Interview: Badr Jafar

What needs to be done to consolidate Sharjah as a regional logistics centre?

BADR JAFAR: There are two dimensions worth exploring here in Sharjah and in the broader UAE. The country enjoys a strategic location in the middle of the so-called new Silk Road, connecting the Far East and Central Asia with Europe and Africa. With this geographical advantage, its logistics sector has grown rapidly over the past few decades. Looking at Sharjah in particular, the emirate has always been an early pioneer in logistics, pioneering the land-sea-air concept. Sharjah opened the first international airport in the region in 1936, and established the Gulf region’s first seaport and the Middle East’s first container terminal, notwithstanding the opening of Khorfakkan in 1976 — the first port on the eastern coast and thus outside of Gulf waters. Other competitive advantages include Sharjah’s position as the only emirate in the UAE sharing borders with all six emirates other as well as Oman.

Despite these early achievements, one cannot help but feel that Sharjah has been losing its competitive edge in this sector over the years. However, the emirate’s business community, working alongside the local government, has an excellent opportunity to pick up that pioneering spirit again. This is particularly true in an era when the logistics industry is being disrupted by technology. On the one hand, new technologies have improved efficiency; but on the other hand, they are challenging the status quo and the “business as usual” approach. That represents a challenge to everybody, but also an excellent opportunity to those who get there first. For example, we now see established global players such as FedEx and UPS investing heavily in start-ups that are disrupting the existing logistics business model.

Infrastructure systems are living and breathing, and what happens over time is that if you do not maintain and rethink the systems themselves, you will find congestion becomes a major challenge to growth, and we have also seen this in Sharjah. The free zones in Sharjah were built for a smaller industrial landscape, and because small and medium-sized enterprises have thrived here over the decades, we are seeing increasing congestion, which hinders their ability to receive and send out goods. Other than improving road infrastructure, we need to see improved zoning of the city, which is something I am aware the government is working hard to deliver. Retroactive zoning is obviously more difficult than proactive zoning, so we need to think ahead on the use of spare land.

How has the recent decline in global trade affected cargo handling at Sharjah’s ports?

JAFAR: The whole region, and in fact all ports globally, had a tough year. Sharjah was no exception and experienced a 10% drop in volumes in 2016. A large percentage of volumes handled in Sharjah’s ports are trans-shipment, and those volumes tend to get hit first when you experience market consolidation. That said, our Sharjah-based management has made the most of the global slump by using the strategic advantage of Port Khorfakkan on the east coast of the Gulf. As shipping liners are striving to improve cost efficiencies, we provide them with the opportunity to offload trans-shipment cargo without having to go all the way down and around the peninsula.

There is no getting away from it. The shipping industry overbuilt capacity during buoyant economic times.
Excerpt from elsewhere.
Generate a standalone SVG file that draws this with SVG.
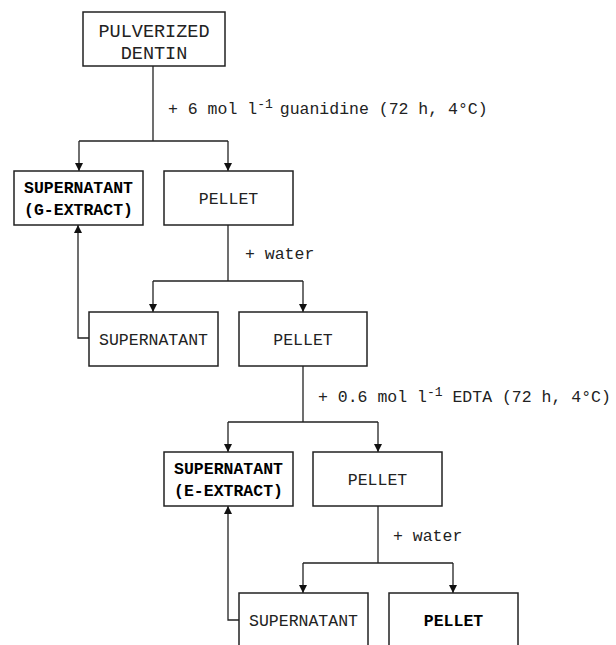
<svg xmlns="http://www.w3.org/2000/svg" width="616" height="645" viewBox="0 0 616 645">
<defs>
<style>
.box{fill:#fff;stroke:#222;stroke-width:1.5}
.t{font-family:"Liberation Mono","Courier New",monospace;font-size:16.5px;fill:#222;text-anchor:middle}
.big{font-size:18.5px}
.b{font-weight:bold;fill:#000}
.lbl{font-family:"Liberation Mono","Courier New",monospace;font-size:16.5px;fill:#222}
.sup{font-size:13px}
.c{fill:none;stroke:#222;stroke-width:1.3}
</style>
<marker id="ah" viewBox="0 0 10 10" refX="10" refY="5" markerWidth="8" markerHeight="8" markerUnits="userSpaceOnUse" orient="auto"><path d="M0,0 L10,5 L0,10 z" fill="#111"/></marker>
</defs>
<rect width="616" height="645" fill="#fff"/>
<g id="connectors">
<path class="c" d="M153,66 V141 M79,141 H228"/>
<path class="c" d="M79,141 V171" marker-end="url(#ah)"/>
<path class="c" d="M228,141 V171" marker-end="url(#ah)"/>
<path class="c" d="M228,225 V281 M153,281 H303"/>
<path class="c" d="M153,281 V312" marker-end="url(#ah)"/>
<path class="c" d="M303,281 V312" marker-end="url(#ah)"/>
<path class="c" d="M89,338 H78 V225" marker-end="url(#ah)"/>
<path class="c" d="M303,366 V422 M228,422 H378"/>
<path class="c" d="M228,422 V452" marker-end="url(#ah)"/>
<path class="c" d="M378,422 V452" marker-end="url(#ah)"/>
<path class="c" d="M378,506 V563 M303,563 H453"/>
<path class="c" d="M303,563 V593" marker-end="url(#ah)"/>
<path class="c" d="M453,563 V593" marker-end="url(#ah)"/>
<path class="c" d="M239,620 H228 V506" marker-end="url(#ah)"/>
</g>
<g id="labels">
<text class="lbl" x="168" y="114">+ 6 mol l<tspan class="sup" dy="-6">-1</tspan><tspan dx="7" dy="6">guanidine (72 h, 4°C)</tspan></text>
<text class="lbl" x="245" y="259">+ water</text>
<text class="lbl" x="318" y="402">+ 0.6 mol l<tspan class="sup" dy="-6">-1</tspan><tspan dy="6"> EDTA (72 h, 4°C)</tspan></text>
<text class="lbl" x="393" y="541">+ water</text>
</g>
<g id="dentin"><rect class="box" x="83" y="12" width="142" height="54"/><text class="t big" x="154" y="37">PULVERIZED</text><text class="t big" x="154" y="59">DENTIN</text></g>
<g id="g-extract"><rect class="box" x="14" y="171" width="129" height="54"/><text class="t b" x="78.5" y="192.5">SUPERNATANT</text><text class="t b" x="78.5" y="214.5">(G-EXTRACT)</text></g>
<g id="pellet1"><rect class="box" x="164" y="171" width="129" height="54"/><text class="t" x="228.5" y="203.5">PELLET</text></g>
<g id="supernatant2"><rect class="box" x="89" y="312" width="129" height="54"/><text class="t" x="153.5" y="344.5">SUPERNATANT</text></g>
<g id="pellet2"><rect class="box" x="239" y="312" width="128" height="54"/><text class="t" x="303" y="344.5">PELLET</text></g>
<g id="e-extract"><rect class="box" x="164" y="452" width="129" height="54"/><text class="t b" x="228.5" y="474">SUPERNATANT</text><text class="t b" x="228.5" y="496">(E-EXTRACT)</text></g>
<g id="pellet3"><rect class="box" x="313" y="452" width="129" height="54"/><text class="t" x="377.5" y="485">PELLET</text></g>
<g id="supernatant4"><rect class="box" x="239" y="593" width="129" height="56"/><text class="t" x="303.5" y="626">SUPERNATANT</text></g>
<g id="pellet4"><rect class="box" x="389" y="593" width="129" height="56"/><text class="t b" x="453.5" y="626">PELLET</text></g>
</svg>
However, over the last couple of years the large players in the sector have realised that strategy has not served them in an environment of more constrained growth, and so they are either banding together or dying out, which is why you are seeing these super-consortia being created. The knock-on effect is that shipping liners are trying to pass that pain onto port operators through rate reductions. The problem we are currently facing is that many of these ports are already overextended because of the massive investments that were made in order to build facilities to receive these huge vessels.